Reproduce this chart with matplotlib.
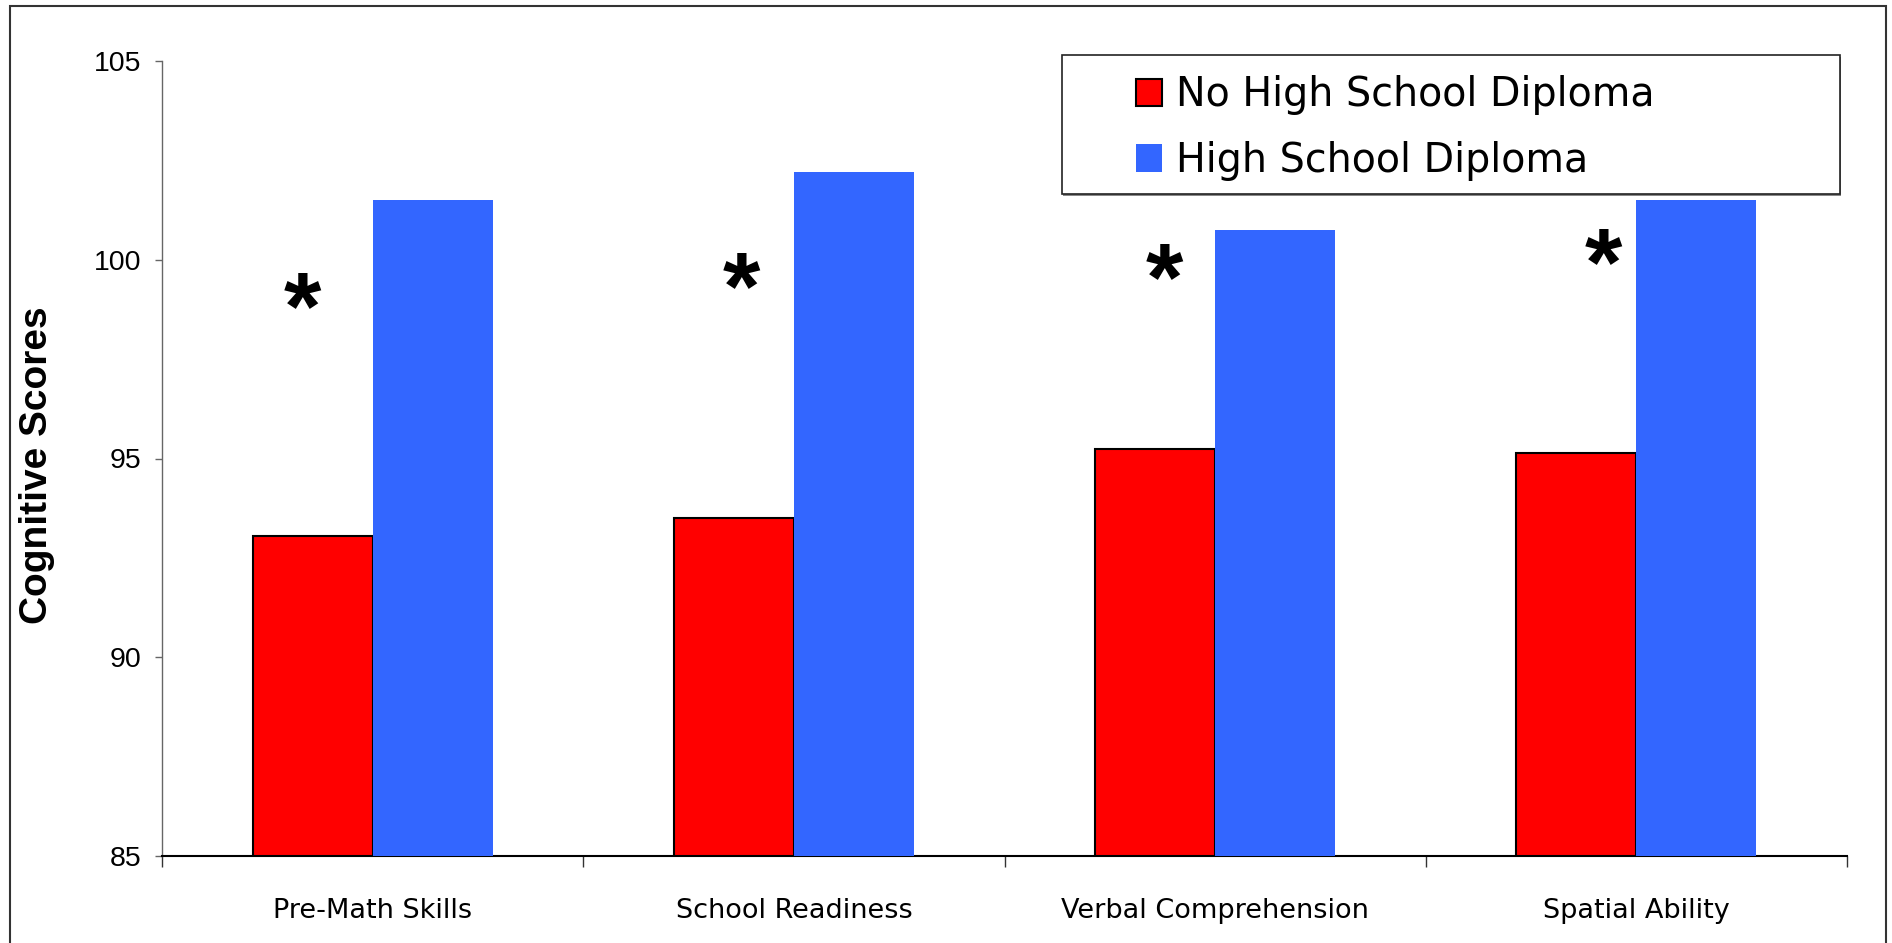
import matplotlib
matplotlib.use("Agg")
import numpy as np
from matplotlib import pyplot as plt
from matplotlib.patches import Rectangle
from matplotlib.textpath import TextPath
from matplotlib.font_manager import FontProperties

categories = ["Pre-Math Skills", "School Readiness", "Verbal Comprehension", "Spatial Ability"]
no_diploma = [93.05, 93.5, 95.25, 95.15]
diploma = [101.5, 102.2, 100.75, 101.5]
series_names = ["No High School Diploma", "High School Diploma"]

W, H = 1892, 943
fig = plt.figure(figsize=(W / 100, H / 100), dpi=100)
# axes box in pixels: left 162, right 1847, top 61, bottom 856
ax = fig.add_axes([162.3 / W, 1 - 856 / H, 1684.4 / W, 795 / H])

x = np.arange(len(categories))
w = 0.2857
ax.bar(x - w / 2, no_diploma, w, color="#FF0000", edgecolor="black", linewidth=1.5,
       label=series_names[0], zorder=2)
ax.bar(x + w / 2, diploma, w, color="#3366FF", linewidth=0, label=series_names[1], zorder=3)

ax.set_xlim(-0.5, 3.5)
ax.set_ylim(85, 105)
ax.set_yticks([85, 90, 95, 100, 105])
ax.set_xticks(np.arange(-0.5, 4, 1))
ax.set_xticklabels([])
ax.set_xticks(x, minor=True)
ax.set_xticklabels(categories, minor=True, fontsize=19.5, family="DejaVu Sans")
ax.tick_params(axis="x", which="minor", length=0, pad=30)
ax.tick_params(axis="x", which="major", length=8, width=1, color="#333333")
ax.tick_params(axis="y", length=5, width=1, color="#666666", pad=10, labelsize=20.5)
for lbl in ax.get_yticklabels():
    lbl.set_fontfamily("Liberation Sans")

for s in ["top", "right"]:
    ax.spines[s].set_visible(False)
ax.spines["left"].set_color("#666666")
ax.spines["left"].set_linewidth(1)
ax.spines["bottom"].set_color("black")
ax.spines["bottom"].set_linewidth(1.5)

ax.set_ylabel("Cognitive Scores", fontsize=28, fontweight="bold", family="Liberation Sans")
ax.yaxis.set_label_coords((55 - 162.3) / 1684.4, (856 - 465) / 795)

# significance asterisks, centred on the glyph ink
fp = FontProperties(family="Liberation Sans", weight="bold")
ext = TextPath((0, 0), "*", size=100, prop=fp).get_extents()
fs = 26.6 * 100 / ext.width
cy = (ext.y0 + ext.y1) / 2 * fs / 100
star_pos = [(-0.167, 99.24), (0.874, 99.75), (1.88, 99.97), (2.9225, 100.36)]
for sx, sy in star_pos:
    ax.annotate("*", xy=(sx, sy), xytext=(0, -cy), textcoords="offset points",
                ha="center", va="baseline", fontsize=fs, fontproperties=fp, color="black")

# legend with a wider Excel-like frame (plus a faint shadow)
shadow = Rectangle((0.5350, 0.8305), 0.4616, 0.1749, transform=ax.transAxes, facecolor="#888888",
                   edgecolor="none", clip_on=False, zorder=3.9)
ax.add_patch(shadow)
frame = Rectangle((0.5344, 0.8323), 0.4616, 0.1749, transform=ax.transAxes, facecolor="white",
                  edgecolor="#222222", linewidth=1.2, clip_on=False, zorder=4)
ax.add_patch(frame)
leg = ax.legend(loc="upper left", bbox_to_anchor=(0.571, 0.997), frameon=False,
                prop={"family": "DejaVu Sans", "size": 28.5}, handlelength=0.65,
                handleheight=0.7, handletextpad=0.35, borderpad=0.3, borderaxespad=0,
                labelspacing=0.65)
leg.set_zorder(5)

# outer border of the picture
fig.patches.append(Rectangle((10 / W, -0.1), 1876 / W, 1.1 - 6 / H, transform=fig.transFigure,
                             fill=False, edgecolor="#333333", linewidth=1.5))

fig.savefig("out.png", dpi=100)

## [Stated problem]
Take the listing above and restate it word for word, without its pictures.

## [The reply]
Reproduce this chart with matplotlib.
import matplotlib
matplotlib.use("Agg")
import numpy as np
from matplotlib import pyplot as plt
from matplotlib.patches import Rectangle
from matplotlib.textpath import TextPath
from matplotlib.font_manager import FontProperties

categories = ["Pre-Math Skills", "School Readiness", "Verbal Comprehension", "Spatial Ability"]
no_diploma = [93.05, 93.5, 95.25, 95.15]
diploma = [101.5, 102.2, 100.75, 101.5]
series_names = ["No High School Diploma", "High School Diploma"]

W, H = 1892, 943
fig = plt.figure(figsize=(W / 100, H / 100), dpi=100)
# axes box in pixels: left 162, right 1847, top 61, bottom 856
ax = fig.add_axes([162.3 / W, 1 - 856 / H, 1684.4 / W, 795 / H])

x = np.arange(len(categories))
w = 0.2857
ax.bar(x - w / 2, no_diploma, w, color="#FF0000", edgecolor="black", linewidth=1.5,
       label=series_names[0], zorder=2)
ax.bar(x + w / 2, diploma, w, color="#3366FF", linewidth=0, label=series_names[1], zorder=3)

ax.set_xlim(-0.5, 3.5)
ax.set_ylim(85, 105)
ax.set_yticks([85, 90, 95, 100, 105])
ax.set_xticks(np.arange(-0.5, 4, 1))
ax.set_xticklabels([])
ax.set_xticks(x, minor=True)
ax.set_xticklabels(categories, minor=True, fontsize=19.5, family="DejaVu Sans")
ax.tick_params(axis="x", which="minor", length=0, pad=30)
ax.tick_params(axis="x", which="major", length=8, width=1, color="#333333")
ax.tick_params(axis="y", length=5, width=1, color="#666666", pad=10, labelsize=20.5)
for lbl in ax.get_yticklabels():
    lbl.set_fontfamily("Liberation Sans")

for s in ["top", "right"]:
    ax.spines[s].set_visible(False)
ax.spines["left"].set_color("#666666")
ax.spines["left"].set_linewidth(1)
ax.spines["bottom"].set_color("black")
ax.spines["bottom"].set_linewidth(1.5)

ax.set_ylabel("Cognitive Scores", fontsize=28, fontweight="bold", family="Liberation Sans")
ax.yaxis.set_label_coords((55 - 162.3) / 1684.4, (856 - 465) / 795)

# significance asterisks, centred on the glyph ink
fp = FontProperties(family="Liberation Sans", weight="bold")
ext = TextPath((0, 0), "*", size=100, prop=fp).get_extents()
fs = 26.6 * 100 / ext.width
cy = (ext.y0 + ext.y1) / 2 * fs / 100
star_pos = [(-0.167, 99.24), (0.874, 99.75), (1.88, 99.97), (2.9225, 100.36)]
for sx, sy in star_pos:
    ax.annotate("*", xy=(sx, sy), xytext=(0, -cy), textcoords="offset points",
                ha="center", va="baseline", fontsize=fs, fontproperties=fp, color="black")

# legend with a wider Excel-like frame (plus a faint shadow)
shadow = Rectangle((0.5350, 0.8305), 0.4616, 0.1749, transform=ax.transAxes, facecolor="#888888",
                   edgecolor="none", clip_on=False, zorder=3.9)
ax.add_patch(shadow)
frame = Rectangle((0.5344, 0.8323), 0.4616, 0.1749, transform=ax.transAxes, facecolor="white",
                  edgecolor="#222222", linewidth=1.2, clip_on=False, zorder=4)
ax.add_patch(frame)
leg = ax.legend(loc="upper left", bbox_to_anchor=(0.571, 0.997), frameon=False,
                prop={"family": "DejaVu Sans", "size": 28.5}, handlelength=0.65,
                handleheight=0.7, handletextpad=0.35, borderpad=0.3, borderaxespad=0,
                labelspacing=0.65)
leg.set_zorder(5)

# outer border of the picture
fig.patches.append(Rectangle((10 / W, -0.1), 1876 / W, 1.1 - 6 / H, transform=fig.transFigure,
                             fill=False, edgecolor="#333333", linewidth=1.5))

fig.savefig("out.png", dpi=100)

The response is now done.